(Data to process)
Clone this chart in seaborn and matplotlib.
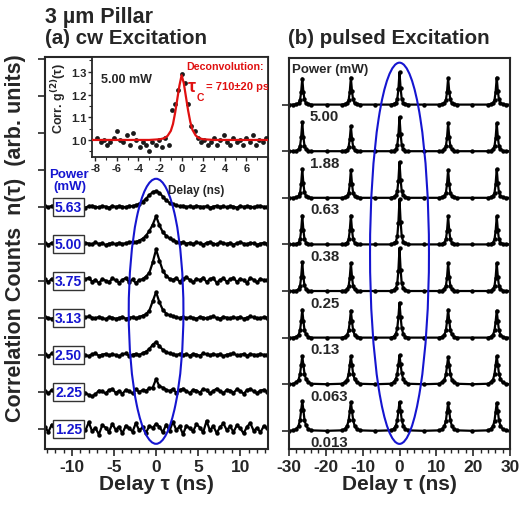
...
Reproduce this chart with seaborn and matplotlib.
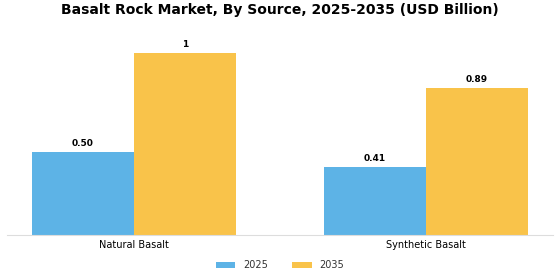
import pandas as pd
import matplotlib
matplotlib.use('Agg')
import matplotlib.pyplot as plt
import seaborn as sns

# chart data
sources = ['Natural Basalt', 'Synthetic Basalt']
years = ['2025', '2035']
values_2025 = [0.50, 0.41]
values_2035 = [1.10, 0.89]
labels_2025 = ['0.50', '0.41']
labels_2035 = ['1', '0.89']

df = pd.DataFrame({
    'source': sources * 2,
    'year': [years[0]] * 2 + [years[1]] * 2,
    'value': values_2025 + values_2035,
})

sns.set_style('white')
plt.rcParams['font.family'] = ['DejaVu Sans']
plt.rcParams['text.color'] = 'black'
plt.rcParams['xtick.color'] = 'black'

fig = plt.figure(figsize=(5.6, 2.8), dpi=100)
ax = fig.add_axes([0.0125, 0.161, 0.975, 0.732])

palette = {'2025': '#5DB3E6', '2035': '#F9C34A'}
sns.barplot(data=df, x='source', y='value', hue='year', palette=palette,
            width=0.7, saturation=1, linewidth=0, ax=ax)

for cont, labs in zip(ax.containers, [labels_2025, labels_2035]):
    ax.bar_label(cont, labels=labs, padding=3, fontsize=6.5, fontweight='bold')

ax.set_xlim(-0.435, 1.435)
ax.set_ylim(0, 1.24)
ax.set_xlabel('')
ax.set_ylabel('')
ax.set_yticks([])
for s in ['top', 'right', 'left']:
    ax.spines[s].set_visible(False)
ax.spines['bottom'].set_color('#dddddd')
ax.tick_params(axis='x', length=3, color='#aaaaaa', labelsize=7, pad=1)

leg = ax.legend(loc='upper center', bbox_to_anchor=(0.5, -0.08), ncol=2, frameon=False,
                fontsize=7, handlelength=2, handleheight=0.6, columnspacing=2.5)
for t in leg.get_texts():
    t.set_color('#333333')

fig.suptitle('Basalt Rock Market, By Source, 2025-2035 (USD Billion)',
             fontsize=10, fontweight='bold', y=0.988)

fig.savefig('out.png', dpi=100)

(What needs to be done)
Print everything from the line with "Reproduce this chart" down to the line with "fig.savefig('out.png', dpi=100)" in the entries above, both lines included and nothing more, without the pictures.

(Written solution)
Reproduce this chart with seaborn and matplotlib.
import pandas as pd
import matplotlib
matplotlib.use('Agg')
import matplotlib.pyplot as plt
import seaborn as sns

# chart data
sources = ['Natural Basalt', 'Synthetic Basalt']
years = ['2025', '2035']
values_2025 = [0.50, 0.41]
values_2035 = [1.10, 0.89]
labels_2025 = ['0.50', '0.41']
labels_2035 = ['1', '0.89']

df = pd.DataFrame({
    'source': sources * 2,
    'year': [years[0]] * 2 + [years[1]] * 2,
    'value': values_2025 + values_2035,
})

sns.set_style('white')
plt.rcParams['font.family'] = ['DejaVu Sans']
plt.rcParams['text.color'] = 'black'
plt.rcParams['xtick.color'] = 'black'

fig = plt.figure(figsize=(5.6, 2.8), dpi=100)
ax = fig.add_axes([0.0125, 0.161, 0.975, 0.732])

palette = {'2025': '#5DB3E6', '2035': '#F9C34A'}
sns.barplot(data=df, x='source', y='value', hue='year', palette=palette,
            width=0.7, saturation=1, linewidth=0, ax=ax)

for cont, labs in zip(ax.containers, [labels_2025, labels_2035]):
    ax.bar_label(cont, labels=labs, padding=3, fontsize=6.5, fontweight='bold')

ax.set_xlim(-0.435, 1.435)
ax.set_ylim(0, 1.24)
ax.set_xlabel('')
ax.set_ylabel('')
ax.set_yticks([])
for s in ['top', 'right', 'left']:
    ax.spines[s].set_visible(False)
ax.spines['bottom'].set_color('#dddddd')
ax.tick_params(axis='x', length=3, color='#aaaaaa', labelsize=7, pad=1)

leg = ax.legend(loc='upper center', bbox_to_anchor=(0.5, -0.08), ncol=2, frameon=False,
                fontsize=7, handlelength=2, handleheight=0.6, columnspacing=2.5)
for t in leg.get_texts():
    t.set_color('#333333')

fig.suptitle('Basalt Rock Market, By Source, 2025-2035 (USD Billion)',
             fontsize=10, fontweight='bold', y=0.988)

fig.savefig('out.png', dpi=100)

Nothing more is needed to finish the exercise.